I recently added a new question for my CEOs when we kick off a CFO search. It is simple, but is proving to be very helpful: What is it you do not like about executive recruiters you have worked with, or about the process? Mike Farley, the Founder of Tile, Inc. sat back and laughed a bit when I asked him. Then he thought for a second and told me he feels that most recruiters rely on their candidate databases too much and do not make enough of an effort to recruit fresh talent. This was surprising to me to hear and I took it to heart.

Mike’s frustration is not misplaced. What do recruiters do when we have a new mandate? Certainly, we quickly start going through our mental list of people we will call once we have agreed upon the specification. When I ran a large recruiting firm one of the things we prided ourselves on was a huge candidate database with a very sophisticated search algorithm to sort out different candidates’ technical attributes. Having a large database can create a false sense of security that everyone who is qualified for this role is already in the database (or one’s personal LinkedIn network). But because each search is unique, I believe each search deserves a fresh approach to identifying the right set of candidates for a specific client. The bottom line is that recruiters should actively recruit, not re-hash a database.

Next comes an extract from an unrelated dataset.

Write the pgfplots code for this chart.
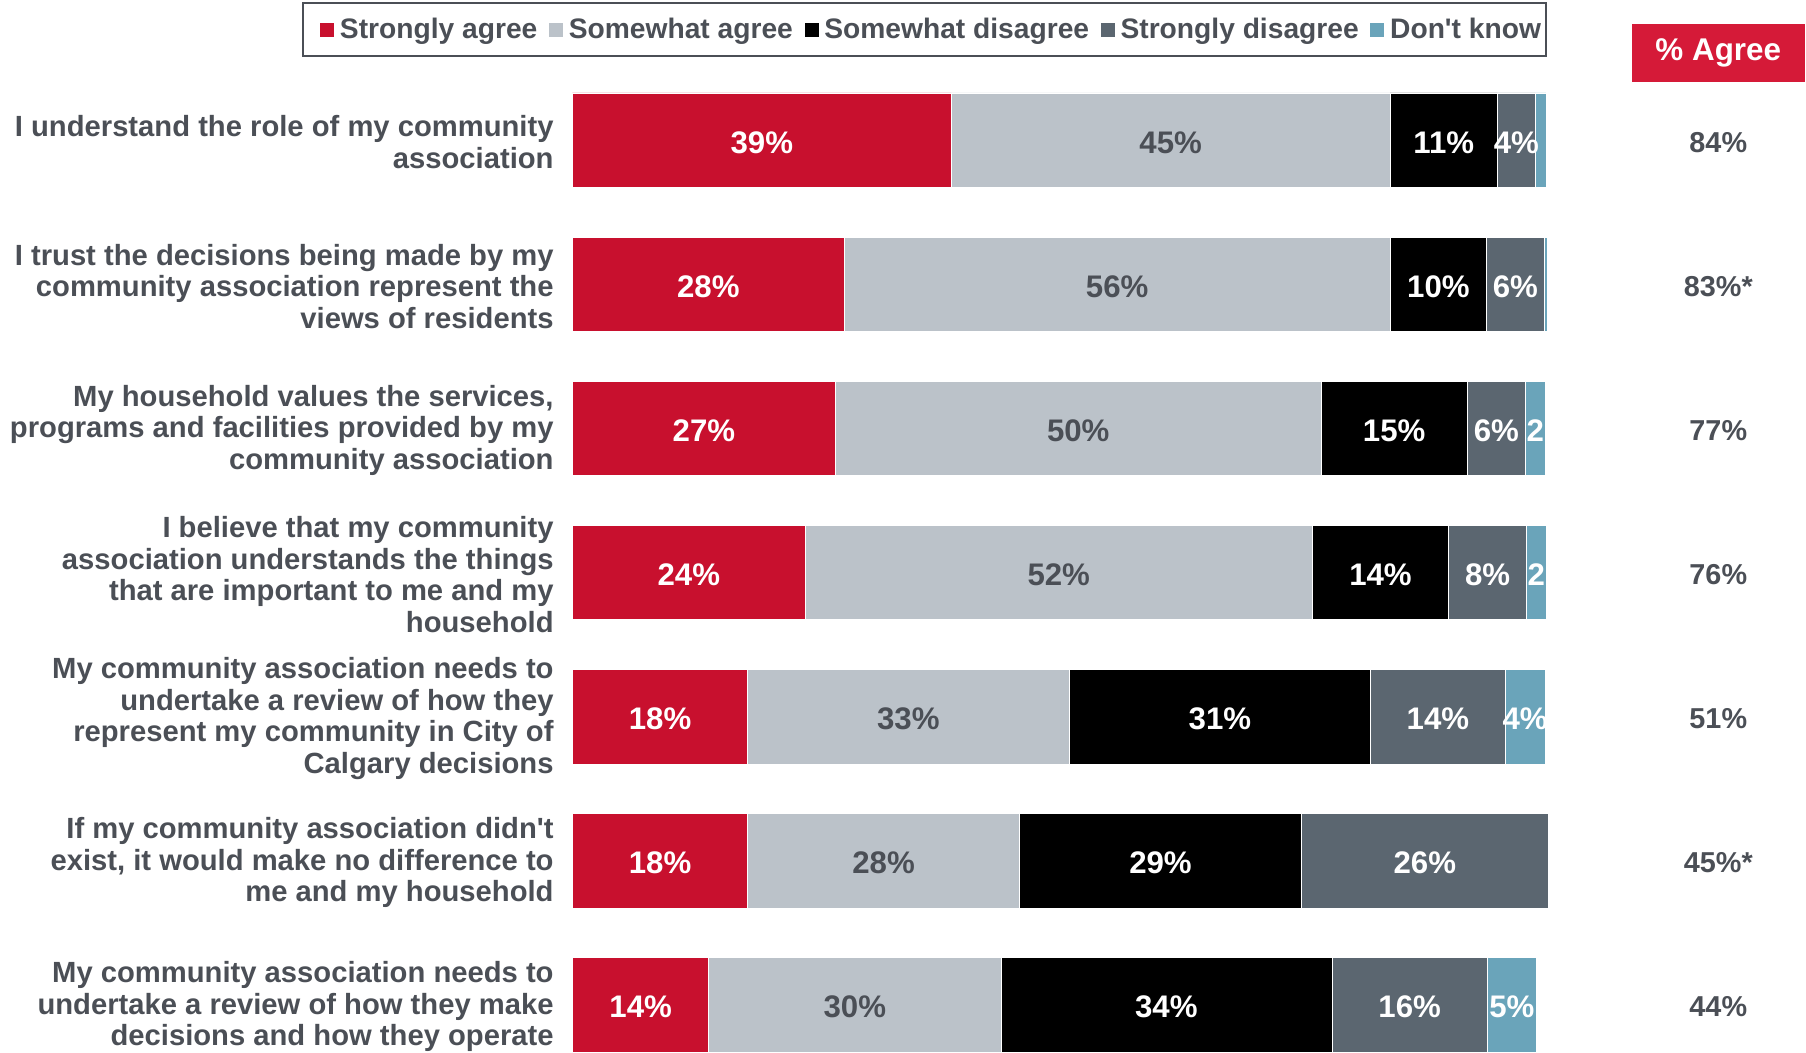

Of course, I preach that my network of CFOs is big and strong and nationwide. And it is. But certainly, I do not know every CFO in technology. It is a constantly changing universe and would be impossible for anyone to track accurately. I think understanding how a CFO likes to be approached about a new opportunity may be a more valuable asset than having tons of contacts in a database. After all, what good are names and contact info if you cannot deliver a winning presentation and deliver high quality candidates to the opportunity?

Strong database, a good starting point

Having a strong database is important no doubt, giving the recruiter a jumping-off point. It is a collective of industry sub-components, and specific individuals will lead to others of a similar ilk. But like Mike, I think it is critical to think about the present as well as where things are going in the future, especially in technology industry searches. It is critical to reach out to the up-and- coming generation and to re-invigorate the database with every new search by asking respected and trusted contacts for great referrals, and by reaching out to those folks that are 3 times removed as well.

When we presented the short list of candidates to Mike, I was proud to say that prior to initiating the search, I had never met any of the five people on the list. This is what recruiting is all about. It is what keeps it interesting for me personally and professionally. Reaching out and beyond the comfort of who I know today to the folks I want to know tomorrow.

 Unearthing CEO concerns re CFO search

I will continue asking each CEO I meet with what bugs him/her about executive search consultants. I am sure it will be a different pet peeve with each one, who knows. Maybe a theme will emerge. The great thing about being an entrepreneur within the search industry is that with each new search, each new CEO, and each new specific mandate will be the challenge to find that rare, exceptional, standout person for my client. And the way I go about doing that is not formula driven. It is as unique as the role and each CEO. It is not data-base mining, it is truly recruiting!